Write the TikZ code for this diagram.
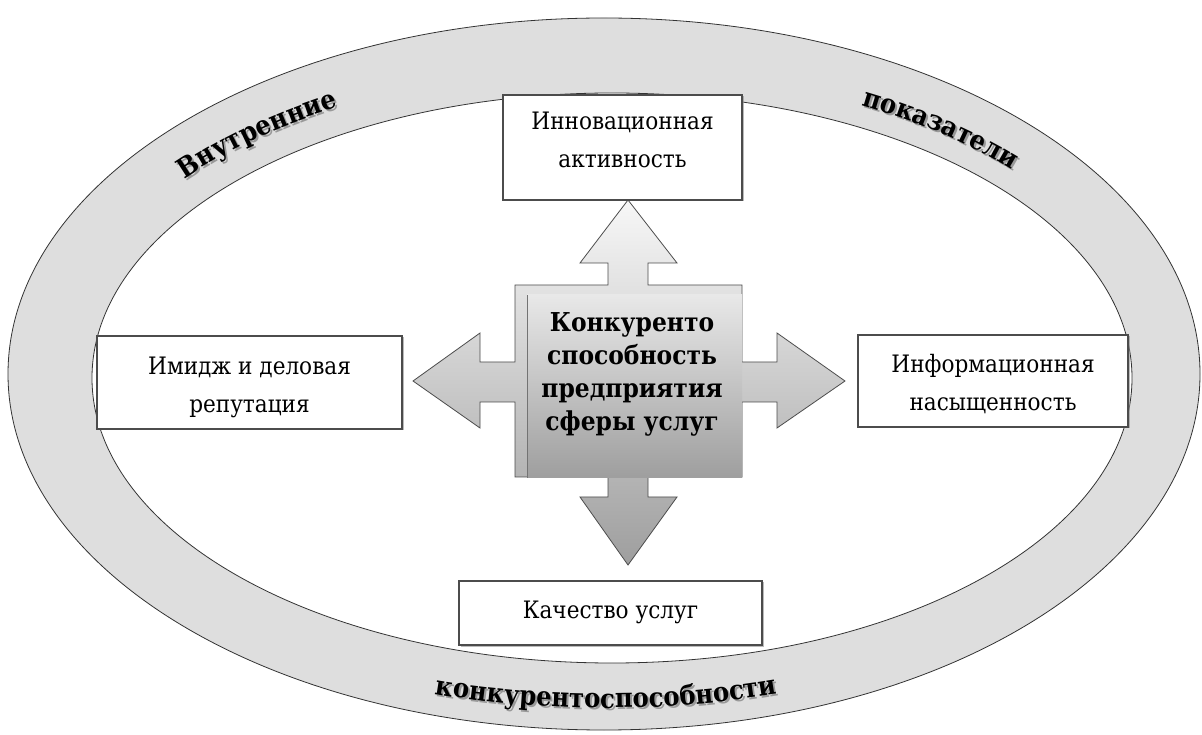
\documentclass[tikz,border=0pt]{standalone}
\usepackage{fontspec}
\IfFontExistsTF{DejaVu Serif Condensed}
  {\setmainfont{DejaVu Serif Condensed}}
  {\setmainfont{DejaVu Serif}}
\usetikzlibrary{decorations.text,shadows}
\begin{document}
\begin{tikzpicture}[x=1pt,y=1pt,
  ring/.style={draw=black!80, line width=0.8pt},
  infobox/.style={draw=black!70, line width=1.2pt, fill=white, align=center, inner sep=0pt,
    drop shadow={shadow xshift=1.5pt, shadow yshift=-1.5pt, fill=black!45, opacity=0.6}},
  boxtext/.style={font=\fontsize{24}{38}\selectfont},
  centertext/.style={align=center, font=\fontsize{26}{33}\selectfont\bfseries}
]
\useasboundingbox (0,0) rectangle (1202,734);
\fill[white] (0,0) rectangle (1202,734);

% ring
\draw[ring, fill=black!13] (604,360) ellipse[x radius=596, y radius=356];
\draw[ring, fill=white] (612,356) ellipse[x radius=520, y radius=285];

% curved labels (shadow then text)
\foreach \dx/\dy/\col in {2/-2/black!40, 0/0/black}{
  \begin{scope}[shift={(\dx,\dy)}]
  \path[decorate, decoration={text along path, text align=center, text color=\col,
     text={|\fontsize{27}{27}\selectfont\bfseries|Внутренние}}]
     ([shift={(151.5:548 and 308)}]606,358) arc[start angle=151.5, end angle=110.5, x radius=548, y radius=308];
  \path[decorate, decoration={text along path, text align=center, text color=\col,
     text={|\fontsize{27}{27}\selectfont\bfseries|показатели}}]
     ([shift={(72:550 and 306)}]606,358) arc[start angle=72, end angle=30, x radius=550, y radius=306];
  \path[decorate, decoration={text along path, text align=center, text color=\col,
     text={|\fontsize{27}{27}\selectfont\bfseries|конкурентоспособности}}]
     ([shift={(235:600 and 338)}]606,364) arc[start angle=235, end angle=305, x radius=600, y radius=338];
  \end{scope}
}

% central cross
\draw[draw=black!70, line width=0.8pt, top color=black!3, bottom color=black!38]
  (515,449) -- (608,449) -- (608,471) -- (580,471) -- (628,534) -- (677,471) -- (648,471)
  -- (648,449) -- (742,449) -- (742,372) -- (777,372) -- (777,401) -- (845,353) -- (777,306)
  -- (777,332) -- (742,332) -- (742,257) -- (648,257) -- (648,237) -- (677,237) -- (628,169)
  -- (580,237) -- (608,237) -- (608,257) -- (515,257) -- (515,332) -- (480,332) -- (480,306)
  -- (413,353) -- (480,401) -- (480,372) -- (515,372) -- cycle;
\shade[top color=black!9, bottom color=black!38] (527,256) rectangle (742,439);
\draw[black!55, line width=0.8pt] (527,256) -- (527,439);

\node[centertext] (core) at (632,360) {Конкуренто\\способность\\предприятия\\сферы услуг};

% boxes
\node[infobox, minimum width=239, minimum height=105] (innov) at (622.5,586.5) {};
\node[boxtext, align=center] (innovT) at (622.5,594) {\fontsize{24}{30}\selectfont Инновационная\\активность};
\node[infobox, minimum width=305, minimum height=93] (image) at (249.5,351.5) {};
\node[boxtext, align=center] (imageT) at (249.5,347) {Имидж и деловая\\репутация};
\node[infobox, minimum width=270, minimum height=92] (info) at (993,353) {};
\node[boxtext, align=center] (infoT) at (993,350) {Информационная\\насыщенность};
\node[infobox, minimum width=303, minimum height=64] (qual) at (610.5,121) {};
\node[boxtext] (qualT) at (610.5,122) {Качество услуг};
\end{tikzpicture}
\end{document}
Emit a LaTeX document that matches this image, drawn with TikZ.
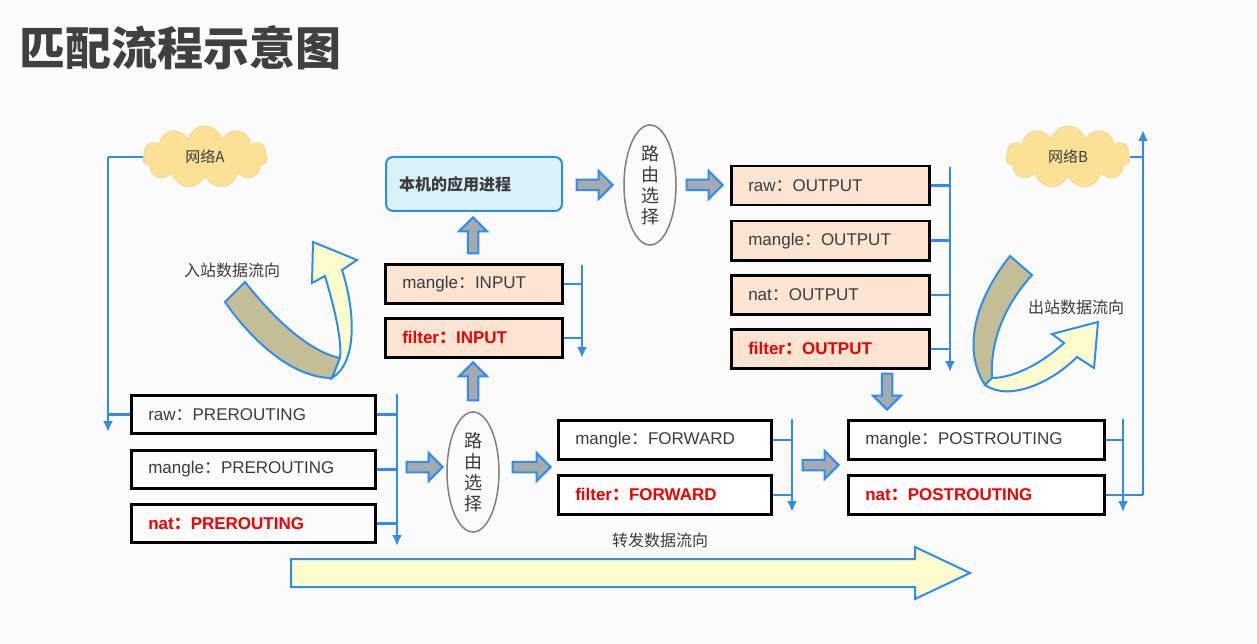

**Aim**
Your task is to reproduce all of the material exactly. The pictures stay out.

**Solution to this task**
Write the TikZ code for this diagram.
\documentclass[tikz,border=0pt]{standalone}
\usepackage{fontspec}
\IfFontExistsTF{DejaVu Serif Condensed}
  {\setmainfont{DejaVu Serif Condensed}}
  {\setmainfont{DejaVu Serif}}
\usetikzlibrary{decorations.text,shadows}
\begin{document}
\begin{tikzpicture}[x=1pt,y=1pt,
  ring/.style={draw=black!80, line width=0.8pt},
  infobox/.style={draw=black!70, line width=1.2pt, fill=white, align=center, inner sep=0pt,
    drop shadow={shadow xshift=1.5pt, shadow yshift=-1.5pt, fill=black!45, opacity=0.6}},
  boxtext/.style={font=\fontsize{24}{38}\selectfont},
  centertext/.style={align=center, font=\fontsize{26}{33}\selectfont\bfseries}
]
\useasboundingbox (0,0) rectangle (1202,734);
\fill[white] (0,0) rectangle (1202,734);

% ring
\draw[ring, fill=black!13] (604,360) ellipse[x radius=596, y radius=356];
\draw[ring, fill=white] (612,356) ellipse[x radius=520, y radius=285];

% curved labels (shadow then text)
\foreach \dx/\dy/\col in {2/-2/black!40, 0/0/black}{
  \begin{scope}[shift={(\dx,\dy)}]
  \path[decorate, decoration={text along path, text align=center, text color=\col,
     text={|\fontsize{27}{27}\selectfont\bfseries|Внутренние}}]
     ([shift={(151.5:548 and 308)}]606,358) arc[start angle=151.5, end angle=110.5, x radius=548, y radius=308];
  \path[decorate, decoration={text along path, text align=center, text color=\col,
     text={|\fontsize{27}{27}\selectfont\bfseries|показатели}}]
     ([shift={(72:550 and 306)}]606,358) arc[start angle=72, end angle=30, x radius=550, y radius=306];
  \path[decorate, decoration={text along path, text align=center, text color=\col,
     text={|\fontsize{27}{27}\selectfont\bfseries|конкурентоспособности}}]
     ([shift={(235:600 and 338)}]606,364) arc[start angle=235, end angle=305, x radius=600, y radius=338];
  \end{scope}
}

% central cross
\draw[draw=black!70, line width=0.8pt, top color=black!3, bottom color=black!38]
  (515,449) -- (608,449) -- (608,471) -- (580,471) -- (628,534) -- (677,471) -- (648,471)
  -- (648,449) -- (742,449) -- (742,372) -- (777,372) -- (777,401) -- (845,353) -- (777,306)
  -- (777,332) -- (742,332) -- (742,257) -- (648,257) -- (648,237) -- (677,237) -- (628,169)
  -- (580,237) -- (608,237) -- (608,257) -- (515,257) -- (515,332) -- (480,332) -- (480,306)
  -- (413,353) -- (480,401) -- (480,372) -- (515,372) -- cycle;
\shade[top color=black!9, bottom color=black!38] (527,256) rectangle (742,439);
\draw[black!55, line width=0.8pt] (527,256) -- (527,439);

\node[centertext] (core) at (632,360) {Конкуренто\\способность\\предприятия\\сферы услуг};

% boxes
\node[infobox, minimum width=239, minimum height=105] (innov) at (622.5,586.5) {};
\node[boxtext, align=center] (innovT) at (622.5,594) {\fontsize{24}{30}\selectfont Инновационная\\активность};
\node[infobox, minimum width=305, minimum height=93] (image) at (249.5,351.5) {};
\node[boxtext, align=center] (imageT) at (249.5,347) {Имидж и деловая\\репутация};
\node[infobox, minimum width=270, minimum height=92] (info) at (993,353) {};
\node[boxtext, align=center] (infoT) at (993,350) {Информационная\\насыщенность};
\node[infobox, minimum width=303, minimum height=64] (qual) at (610.5,121) {};
\node[boxtext] (qualT) at (610.5,122) {Качество услуг};
\end{tikzpicture}
\end{document}
Emit a LaTeX document that matches this image, drawn with TikZ.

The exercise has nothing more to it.